**What you should do:** Leave out the images; return the rest of the data exactly.

▼

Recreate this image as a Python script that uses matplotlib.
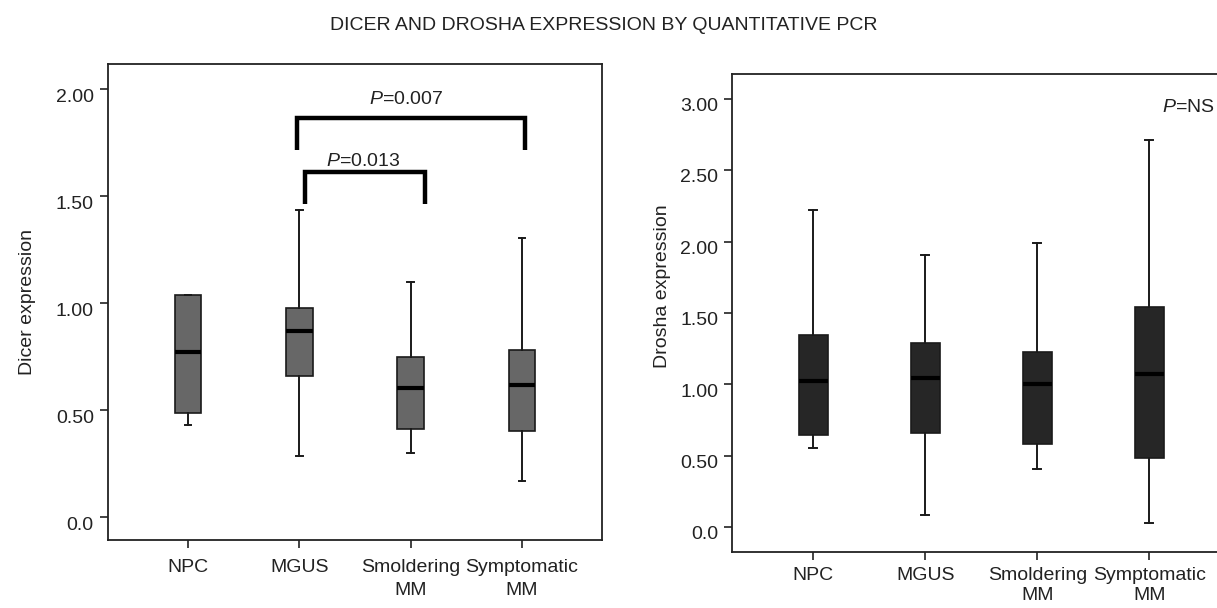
import matplotlib
matplotlib.use("Agg")
import matplotlib.pyplot as plt
import matplotlib.transforms as mtransforms

# no narrow font installed, so a smaller Liberation Sans gives the same widths
plt.rcParams['font.family'] = ['Liberation Sans', 'DejaVu Sans']
plt.rcParams['mathtext.fontset'] = 'custom'
plt.rcParams['mathtext.rm'] = 'Liberation Sans'
plt.rcParams['mathtext.it'] = 'Liberation Sans:italic'
FS = 14

groups = ["NPC", "MGUS", "Smoldering\nMM", "Symptomatic\nMM"]

# Dicer expression
dicer_q1     = [0.485, 0.658, 0.409, 0.402]
dicer_med    = [0.771, 0.867, 0.602, 0.614]
dicer_q3     = [1.036, 0.974, 0.747, 0.781]
dicer_whislo = [0.431, 0.284, 0.298, 0.169]
dicer_whishi = [1.036, 1.434, 1.096, 1.303]

# Drosha expression
drosha_q1     = [0.644, 0.657, 0.586, 0.484]
drosha_med    = [1.025, 1.045, 1.004, 1.075]
drosha_q3     = [1.344, 1.293, 1.225, 1.545]
drosha_whislo = [0.558, 0.084, 0.406, 0.033]
drosha_whishi = [2.219, 1.905, 1.991, 2.709]

dicer_ticks = [0.0, 0.5, 1.0, 1.5, 2.0]
dicer_ticklabels = ["0.0", "0.50", "1.00", "1.50", "2.00"]
drosha_ticks = [0.0, 0.5, 1.0, 1.5, 2.0, 2.5, 3.0]
drosha_ticklabels = ["0.0", "0.50", "1.00", "1.50", "2.00", "2.50", "3.00"]

# significance brackets on dicer: (x left, x right, top, leg bottom, label, label x, label y)
brackets = [
    (1.98, 4.03, 1.865, 1.713, r"$\mathit{P}$=0.007", 2.96, 1.95),
    (2.05, 3.13, 1.611, 1.464, r"$\mathit{P}$=0.013", 2.57, 1.66),
]


def make_stats(q1, med, q3, lo, hi):
    out = []
    for i in range(len(q1)):
        out.append(dict(q1=q1[i], med=med[i], q3=q3[i],
                        whislo=lo[i], whishi=hi[i], fliers=[]))
    return out


def draw_box(ax, stats, color, width, capw):
    pos = list(range(1, len(stats) + 1))
    ax.bxp(stats, positions=pos, widths=width, patch_artist=True,
           showfliers=False, capwidths=capw,
           boxprops=dict(facecolor=color, edgecolor="#1a1a1a", linewidth=1.2),
           medianprops=dict(color="black", linewidth=3),
           whiskerprops=dict(color="#1a1a1a", linewidth=1.4),
           capprops=dict(color="#1a1a1a", linewidth=1.4))


def style_axes(ax, ticks, ticklabels, ylabel, lab_shift, xpad, lsp):
    ax.set_xticks(range(1, len(groups) + 1))
    ax.set_xticklabels(groups, fontsize=FS, color="#222222", linespacing=lsp)
    ax.set_yticks(ticks)
    ax.set_yticklabels(ticklabels, fontsize=FS, color="#222222")
    ax.set_ylabel(ylabel, fontsize=FS, color="#222222")
    ax.tick_params(axis="both", direction="out", length=6, width=1.2, color="#222222")
    ax.tick_params(axis="x", pad=xpad)
    ax.tick_params(axis="y", pad=4)
    for s in ax.spines.values():
        s.set_linewidth(1.3)
        s.set_color("#222222")
    # tick labels sit a bit below their ticks in the original
    off = mtransforms.ScaledTranslation(0, -lab_shift / 72.0, ax.figure.dpi_scale_trans)
    for lab in ax.get_yticklabels():
        lab.set_transform(lab.get_transform() + off)


fig = plt.figure(figsize=(12.17, 6.08), dpi=100)

ax1 = fig.add_axes([0.0885, 0.1118, 0.4062, 0.7824])
draw_box(ax1, make_stats(dicer_q1, dicer_med, dicer_q3, dicer_whislo, dicer_whishi),
         "#676767", 0.24, 0.06)
ax1.set_xlim(0.277, 4.72)
ax1.set_ylim(-0.109, 2.115)
style_axes(ax1, dicer_ticks, dicer_ticklabels, "Dicer expression", 5, 8, 1.4)
ax1.yaxis.set_label_coords(-0.145, 0.5)

for x0, x1, top, bot, txt, tx, ty in brackets:
    ax1.plot([x0, x0, x1, x1], [bot, top, top, bot], color="black",
             linewidth=3.2, solid_joinstyle="miter", solid_capstyle="butt")
    ax1.text(tx, ty, txt, ha="center", va="center", fontsize=FS, color="#222222")

ax2 = fig.add_axes([0.6017, 0.0926, 0.4089, 0.7857])
draw_box(ax2, make_stats(drosha_q1, drosha_med, drosha_q3, drosha_whislo, drosha_whishi),
         "#262626", 0.26, 0.07)
ax2.set_xlim(0.277, 4.72)
ax2.set_ylim(-0.170, 3.172)
style_axes(ax2, drosha_ticks, drosha_ticklabels, "Drosha expression", 4, 5, 1.25)
ax2.yaxis.set_label_coords(-0.123, 0.556)
ax2.text(4.58, 2.94, r"$\mathit{P}$=NS", ha="right", va="center", fontsize=FS, color="#222222")

fig.text(0.496, 0.958, "DICER AND DROSHA EXPRESSION BY QUANTITATIVE PCR",
         ha="center", va="center", fontsize=FS, color="#222222")

fig.savefig("out.png", dpi=100)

▲

**Output of the exercise:**
Recreate this image as a Python script that uses matplotlib.
import matplotlib
matplotlib.use("Agg")
import matplotlib.pyplot as plt
import matplotlib.transforms as mtransforms

# no narrow font installed, so a smaller Liberation Sans gives the same widths
plt.rcParams['font.family'] = ['Liberation Sans', 'DejaVu Sans']
plt.rcParams['mathtext.fontset'] = 'custom'
plt.rcParams['mathtext.rm'] = 'Liberation Sans'
plt.rcParams['mathtext.it'] = 'Liberation Sans:italic'
FS = 14

groups = ["NPC", "MGUS", "Smoldering\nMM", "Symptomatic\nMM"]

# Dicer expression
dicer_q1     = [0.485, 0.658, 0.409, 0.402]
dicer_med    = [0.771, 0.867, 0.602, 0.614]
dicer_q3     = [1.036, 0.974, 0.747, 0.781]
dicer_whislo = [0.431, 0.284, 0.298, 0.169]
dicer_whishi = [1.036, 1.434, 1.096, 1.303]

# Drosha expression
drosha_q1     = [0.644, 0.657, 0.586, 0.484]
drosha_med    = [1.025, 1.045, 1.004, 1.075]
drosha_q3     = [1.344, 1.293, 1.225, 1.545]
drosha_whislo = [0.558, 0.084, 0.406, 0.033]
drosha_whishi = [2.219, 1.905, 1.991, 2.709]

dicer_ticks = [0.0, 0.5, 1.0, 1.5, 2.0]
dicer_ticklabels = ["0.0", "0.50", "1.00", "1.50", "2.00"]
drosha_ticks = [0.0, 0.5, 1.0, 1.5, 2.0, 2.5, 3.0]
drosha_ticklabels = ["0.0", "0.50", "1.00", "1.50", "2.00", "2.50", "3.00"]

# significance brackets on dicer: (x left, x right, top, leg bottom, label, label x, label y)
brackets = [
    (1.98, 4.03, 1.865, 1.713, r"$\mathit{P}$=0.007", 2.96, 1.95),
    (2.05, 3.13, 1.611, 1.464, r"$\mathit{P}$=0.013", 2.57, 1.66),
]


def make_stats(q1, med, q3, lo, hi):
    out = []
    for i in range(len(q1)):
        out.append(dict(q1=q1[i], med=med[i], q3=q3[i],
                        whislo=lo[i], whishi=hi[i], fliers=[]))
    return out


def draw_box(ax, stats, color, width, capw):
    pos = list(range(1, len(stats) + 1))
    ax.bxp(stats, positions=pos, widths=width, patch_artist=True,
           showfliers=False, capwidths=capw,
           boxprops=dict(facecolor=color, edgecolor="#1a1a1a", linewidth=1.2),
           medianprops=dict(color="black", linewidth=3),
           whiskerprops=dict(color="#1a1a1a", linewidth=1.4),
           capprops=dict(color="#1a1a1a", linewidth=1.4))


def style_axes(ax, ticks, ticklabels, ylabel, lab_shift, xpad, lsp):
    ax.set_xticks(range(1, len(groups) + 1))
    ax.set_xticklabels(groups, fontsize=FS, color="#222222", linespacing=lsp)
    ax.set_yticks(ticks)
    ax.set_yticklabels(ticklabels, fontsize=FS, color="#222222")
    ax.set_ylabel(ylabel, fontsize=FS, color="#222222")
    ax.tick_params(axis="both", direction="out", length=6, width=1.2, color="#222222")
    ax.tick_params(axis="x", pad=xpad)
    ax.tick_params(axis="y", pad=4)
    for s in ax.spines.values():
        s.set_linewidth(1.3)
        s.set_color("#222222")
    # tick labels sit a bit below their ticks in the original
    off = mtransforms.ScaledTranslation(0, -lab_shift / 72.0, ax.figure.dpi_scale_trans)
    for lab in ax.get_yticklabels():
        lab.set_transform(lab.get_transform() + off)


fig = plt.figure(figsize=(12.17, 6.08), dpi=100)

ax1 = fig.add_axes([0.0885, 0.1118, 0.4062, 0.7824])
draw_box(ax1, make_stats(dicer_q1, dicer_med, dicer_q3, dicer_whislo, dicer_whishi),
         "#676767", 0.24, 0.06)
ax1.set_xlim(0.277, 4.72)
ax1.set_ylim(-0.109, 2.115)
style_axes(ax1, dicer_ticks, dicer_ticklabels, "Dicer expression", 5, 8, 1.4)
ax1.yaxis.set_label_coords(-0.145, 0.5)

for x0, x1, top, bot, txt, tx, ty in brackets:
    ax1.plot([x0, x0, x1, x1], [bot, top, top, bot], color="black",
             linewidth=3.2, solid_joinstyle="miter", solid_capstyle="butt")
    ax1.text(tx, ty, txt, ha="center", va="center", fontsize=FS, color="#222222")

ax2 = fig.add_axes([0.6017, 0.0926, 0.4089, 0.7857])
draw_box(ax2, make_stats(drosha_q1, drosha_med, drosha_q3, drosha_whislo, drosha_whishi),
         "#262626", 0.26, 0.07)
ax2.set_xlim(0.277, 4.72)
ax2.set_ylim(-0.170, 3.172)
style_axes(ax2, drosha_ticks, drosha_ticklabels, "Drosha expression", 4, 5, 1.25)
ax2.yaxis.set_label_coords(-0.123, 0.556)
ax2.text(4.58, 2.94, r"$\mathit{P}$=NS", ha="right", va="center", fontsize=FS, color="#222222")

fig.text(0.496, 0.958, "DICER AND DROSHA EXPRESSION BY QUANTITATIVE PCR",
         ha="center", va="center", fontsize=FS, color="#222222")

fig.savefig("out.png", dpi=100)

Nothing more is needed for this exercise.